А вот – пустая карта: это ноша на спине Купца,
Но видеть мне ее запрещено. И что-то
Не вижу я Повешенного. Бойся
Погибнуть на воде. Еще я вижу тóлпы,
Ходящие по кругу... Все. Спасибо.
Если увидите дорогого мистера Эквитона,
Передайте ему, что гороскоп я занесу ему сама.
В наше время нужно быть очень осторожным.
О нереальный город!
В тумане буром зимнего рассвета
Толпа перетекала через мост; так много,
Я и не думал – смерть возьмет так много.
Они вздыхали, коротко, нечасто,
И каждый под ноги себе глядел.
Вверх по холму, вниз по Кинг-Вильям-Стрит,
Они текли к часам Сент-Мери-Вулнот, слыша
Девятого удара мертвый звук.
Тут я увидел знакомого и крикнул ему: «Стентон!
Это ведь ты был со мной на триерах под Милами!
А тот труп, что ты в прошлом году зарыл в своем саду,
Он уже дал ростки? Он будет цвести в этом году?
Или твою клумбу прихватило морозом?
И держи Пса подальше, это же друг человека,
Он же выроет его обратно своими когтями!
Эй, ты! hypocrite lecteur!—mon semblable,—mon frère!»
[Лицемерный читатель, ближний мой, брат мой!]
Это конец первой главы. Последний пассаж отсылает к Бодлеру. А девятый удар – это и про начало рабочего дня в Лондоне, и смерть Христа (в 9-м часу). Переходы с почти ямба на прозу и обратно – так и в оригинале. Но более интересны тут две вещи. Во-первых, обилие цитат из Данте: это и бурый туман, и особенно толпы ничтожных, бесцельно кружащие в Лимбе, преддверии ада.

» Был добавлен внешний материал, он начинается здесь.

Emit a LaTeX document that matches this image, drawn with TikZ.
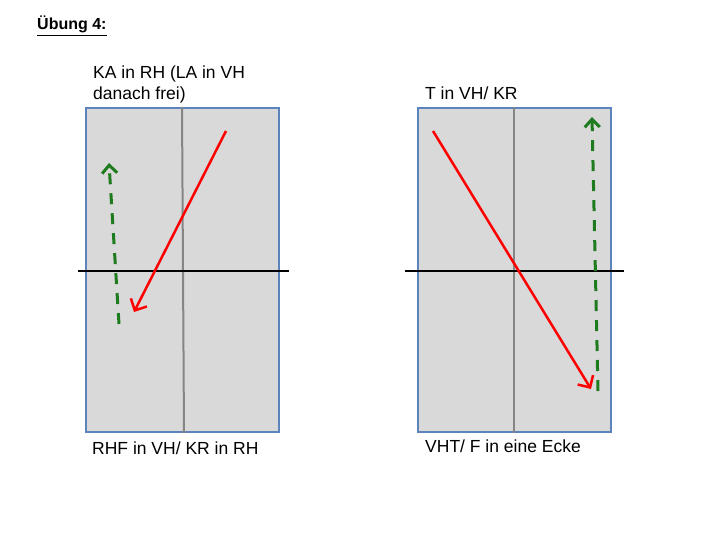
\documentclass[tikz,border=0pt]{standalone}
\usepackage{fontspec}
\setmainfont{Liberation Sans}
\usetikzlibrary{arrows.meta, positioning, calc}
\definecolor{panelgray}{HTML}{D9D9D9}
\definecolor{panelblue}{HTML}{5B84BC}
\definecolor{axisgray}{HTML}{858585}
\definecolor{movegreen}{HTML}{1E7B1E}

\begin{document}
\begin{tikzpicture}[x=1pt, y=-1pt,
            panel/.style={draw=panelblue, fill=panelgray, line width=2pt, minimum width=193pt, minimum height=324pt, inner sep=0pt},
            midline/.style={axisgray, line width=2pt},
            crossline/.style={black, line width=2pt},
            redmove/.style={red, line width=2.5pt, -{Straight Barb[length=9pt, width=18pt]}},
            greenmove/.style={movegreen, line width=3pt, dash pattern=on 11pt off 9pt, -{Straight Barb[length=8pt, width=15pt]}},
            label/.style={anchor=base west, inner sep=0pt, font=\fontsize{17.5}{21}\selectfont}
        ]
        \useasboundingbox (0,0) rectangle (720,540);

        % Title
        \node[anchor=base west, inner sep=0pt, font=\fontsize{16}{19}\selectfont\bfseries] (title) at (37,30) {\underline{Übung 4:}};

        % Left panel
        \node[panel] (L) at (182,270) {};
        \draw[midline] (L.north) -- ($(L.south)+(2,0)$);
        \coordinate (Lw) at (78,271);
        \coordinate (Le) at (289,271);
        \draw[crossline] (Lw) -- (Le);
        \node[label] (Ltop1) at (93,79) {KA in RH (LA in VH};
        \node[label] (Ltop2) at (93,100) {danach frei)};
        \node[label] (Lbot) at (92,454) {RHF in VH/ KR in RH};

        % Right panel
        \node[panel] (R) at (514,270) {};
        \draw[midline] (R.north) -- (R.south);
        \coordinate (Rw) at (405,271);
        \coordinate (Re) at (624,271);
        \draw[crossline] (Rw) -- (Re);
        \node[label] (Rtop) at (425,100) {T in VH/ KR};
        \node[label] (Rbot) at (425,452) {VHT/ F in eine Ecke};

        % Moves
        \coordinate (Lr1) at (226,131);
        \coordinate (Lr2) at (134,312);
        \coordinate (Lg1) at (119,324);
        \coordinate (Lg2) at (109,163);
        \coordinate (Rr1) at (433,131);
        \coordinate (Rr2) at (591,389);
        \coordinate (Rg1) at (598,391);
        \coordinate (Rg2) at (592,117);
        \draw[redmove] (Lr1) -- (Lr2);
        \draw[greenmove] (Lg1) -- (Lg2);
        \draw[redmove] (Rr1) -- (Rr2);
        \draw[greenmove] (Rg1) -- (Rg2);
        \end{tikzpicture}
\end{document}
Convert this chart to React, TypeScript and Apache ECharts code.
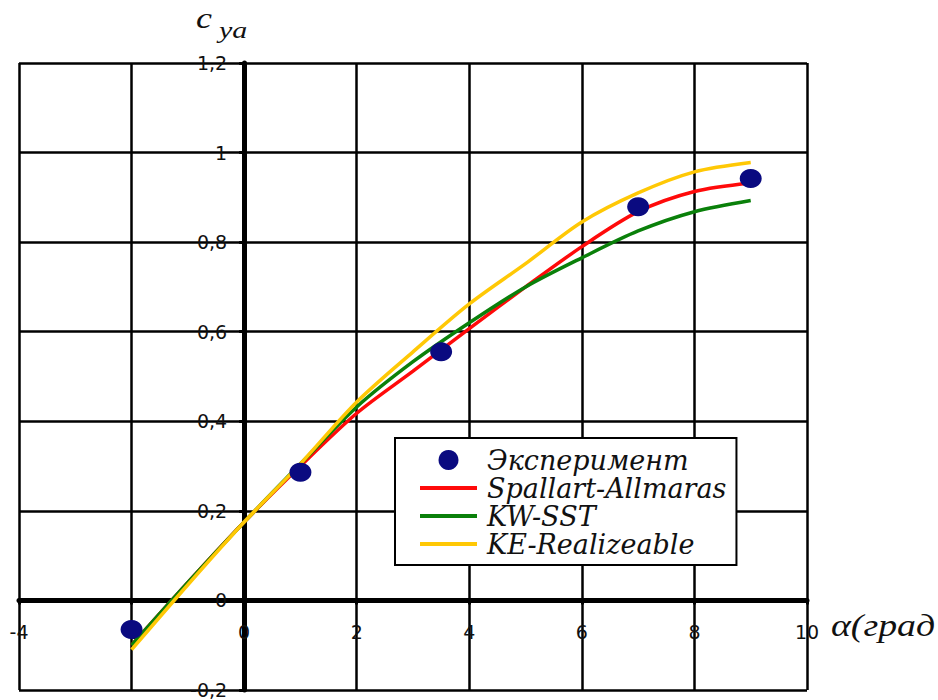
import React, { useEffect, useRef } from "react";
import * as echarts from "echarts";

// Experiment points
const expAlpha = [-2, 1, 3.5, 7, 9];
const expCy = [-0.065, 0.286, 0.555, 0.879, 0.942];

// Computed curves
const calcAlpha = [-2, -1, 0, 1, 2, 3, 4, 5, 6, 7, 8, 9];
const saCy = [-0.1, 0.04, 0.175, 0.3, 0.418, 0.512, 0.607, 0.7, 0.79, 0.868, 0.913, 0.932];
const sstCy = [-0.1, 0.04, 0.175, 0.305, 0.432, 0.533, 0.62, 0.7, 0.765, 0.825, 0.868, 0.893];
const keCy = [-0.11, 0.035, 0.175, 0.305, 0.443, 0.555, 0.662, 0.752, 0.845, 0.91, 0.957, 0.978];

const seriesNames = ["Эксперимент", "Spallart-Allmaras", "KW-SST", "KE-Realizeable"];
const seriesColors = ["#0a0a80", "#ff0a0a", "#0a800a", "#ffc805"];

const xMin = -4;
const xMax = 10;
const xStep = 2;
const yMin = -0.2;
const yMax = 1.2;
const yStep = 0.2;

const yAxisTitle = "c";
const yAxisSub = "ya";
const xAxisTitle = "α(град";

const zip = (xs: number[], ys: number[]) => xs.map((x, i) => [x, ys[i]]);

export default function App() {
  const ref = useRef<HTMLDivElement>(null);
  useEffect(() => {
    if (!ref.current) return;
    const chart = echarts.init(ref.current, null, { renderer: "svg" });
    const labelFont = "'DejaVu Sans', sans-serif";
    const serif = "'Liberation Serif', 'Times New Roman', serif";
    const legendSerif = "'DejaVu Serif', 'Liberation Serif', serif";
    const lineIcon = "path://M0,0H57V4H0Z";
    chart.setOption({
      animation: false,
      backgroundColor: "#ffffff",
      grid: {
        left: 19,
        right: 131,
        top: 63,
        bottom: 10,
        show: false,
        containLabel: false,
        outerBoundsMode: "none",
      },
      xAxis: {
        type: "value",
        position: "bottom",
        min: xMin,
        max: xMax,
        interval: xStep,
        offset: 0,
        axisLine: { show: true, onZero: false, lineStyle: { color: "#000", width: 5 } },
        axisTick: { show: true, length: 4, lineStyle: { color: "#000", width: 3 } },
        axisLabel: {
          margin: 22,
          fontSize: 19,
          color: "#111",
          fontFamily: labelFont,
          formatter: (v: number) => String(v),
        },
        splitLine: { show: true, lineStyle: { color: "#000", width: 2.5 } },
      },
      yAxis: {
        type: "value",
        position: "left",
        min: yMin,
        max: yMax,
        interval: yStep,
        offset: 0,
        axisLine: { show: true, onZero: false, lineStyle: { color: "#000", width: 5 } },
        axisTick: { show: true, length: 5, lineStyle: { color: "#000", width: 3 } },
        axisLabel: {
          margin: 17,
          fontSize: 19,
          color: "#111",
          fontFamily: labelFont,
          padding: [5, 0, 0, 0],
          formatter: (v: number) => String(Math.round(v * 10) / 10).replace(".", ","),
        },
        splitLine: { show: true, lineStyle: { color: "#000", width: 2.5 } },
      },
      legend: {
        orient: "vertical",
        left: 395,
        top: 438,
        backgroundColor: "#ffffff",
        borderColor: "#000",
        borderWidth: 2,
        borderRadius: 0,
        padding: [8, 10, 7, 25],
        itemWidth: 57,
        itemHeight: 20,
        itemGap: 0,
        symbolKeepAspect: true,
        textStyle: {
          fontFamily: legendSerif,
          fontStyle: "italic",
          fontSize: 27,
          lineHeight: 28,
          color: "#111",
          padding: [0, 0, 0, 5],
        },
        data: [
          { name: seriesNames[0], icon: "circle" },
          { name: seriesNames[1], icon: lineIcon },
          { name: seriesNames[2], icon: lineIcon },
          { name: seriesNames[3], icon: lineIcon },
        ],
      },
      graphic: [
        {
          type: "text",
          x: 196,
          y: 18,
          scaleX: 1.2,
          style: {
            text: yAxisTitle,
            font: `italic 30px ${serif}`,
            lineHeight: 30,
            fill: "#111",
            verticalAlign: "middle",
          },
        },
        {
          type: "text",
          x: 219,
          y: 30,
          scaleX: 1.25,
          style: {
            text: yAxisSub,
            font: `italic 24px ${serif}`,
            lineHeight: 24,
            fill: "#111",
            verticalAlign: "middle",
          },
        },
        {
          type: "text",
          x: 831,
          y: 625,
          scaleX: 1.22,
          style: {
            text: xAxisTitle,
            font: `italic 31px ${serif}`,
            fill: "#111",
            verticalAlign: "middle",
          },
        },
      ],
      series: [
        {
          name: seriesNames[1],
          type: "line",
          data: zip(calcAlpha, saCy),
          smooth: 0.3,
          symbol: "none",
          color: seriesColors[1],
          lineStyle: { color: seriesColors[1], width: 3.5 },
          z: 3,
        },
        {
          name: seriesNames[2],
          type: "line",
          data: zip(calcAlpha, sstCy),
          smooth: 0.3,
          symbol: "none",
          color: seriesColors[2],
          lineStyle: { color: seriesColors[2], width: 3.5 },
          z: 3,
        },
        {
          name: seriesNames[3],
          type: "line",
          data: zip(calcAlpha, keCy),
          smooth: 0.3,
          symbol: "none",
          color: seriesColors[3],
          lineStyle: { color: seriesColors[3], width: 3.5 },
          z: 3,
        },
        {
          name: seriesNames[0],
          type: "scatter",
          data: zip(expAlpha, expCy),
          symbol: "circle",
          symbolSize: [22, 19],
          itemStyle: { color: seriesColors[0], opacity: 1 },
          z: 5,
        },
      ],
    });
    // Move both axes (line, ticks and labels) onto the zero lines of the other axis.
    const origin = chart.convertToPixel({ gridIndex: 0 }, [0, 0]) as number[];
    const corner = chart.convertToPixel({ gridIndex: 0 }, [xMin, yMin]) as number[];
    chart.setOption({
      xAxis: { offset: origin[1] - corner[1] },
      yAxis: { offset: corner[0] - origin[0] },
    });
    return () => chart.dispose();
  }, []);
  return (
    <div
      ref={ref}
      style={{ position: "fixed", left: 0, top: 0, width: 938, height: 700, background: "#fff" }}
    />
  );
}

Это, по Данте, самый распространенный человеческий тип: настолько ничтожный, что он никому не нужен ни в раю, ни в аду. «Взглянул – и мимо», говорит Вергилий, проходя с Данте по Лимбу.
Во-вторых, эта идея planted corpse, посаженного в саду трупа: это не бред, а старая христианская идея смерти как посева. Тут и «аще зерно пшенично пад на земли не умрет, то едино пребывает: аще же умрет, мног плод сотворит», и кладбище, называемое в некоторых церковных традициях «Божьим Акром», чуть ли не «Божьим огородом». Комментаторы вспоминают и поэму Лонгфелло «Божий Акр»:
“With thy rude ploughshare, Death, turn up the sod,
And spread the furrow for the seed we sow;
This is the field and Acre of our God,
This is the place where human harvests grow!”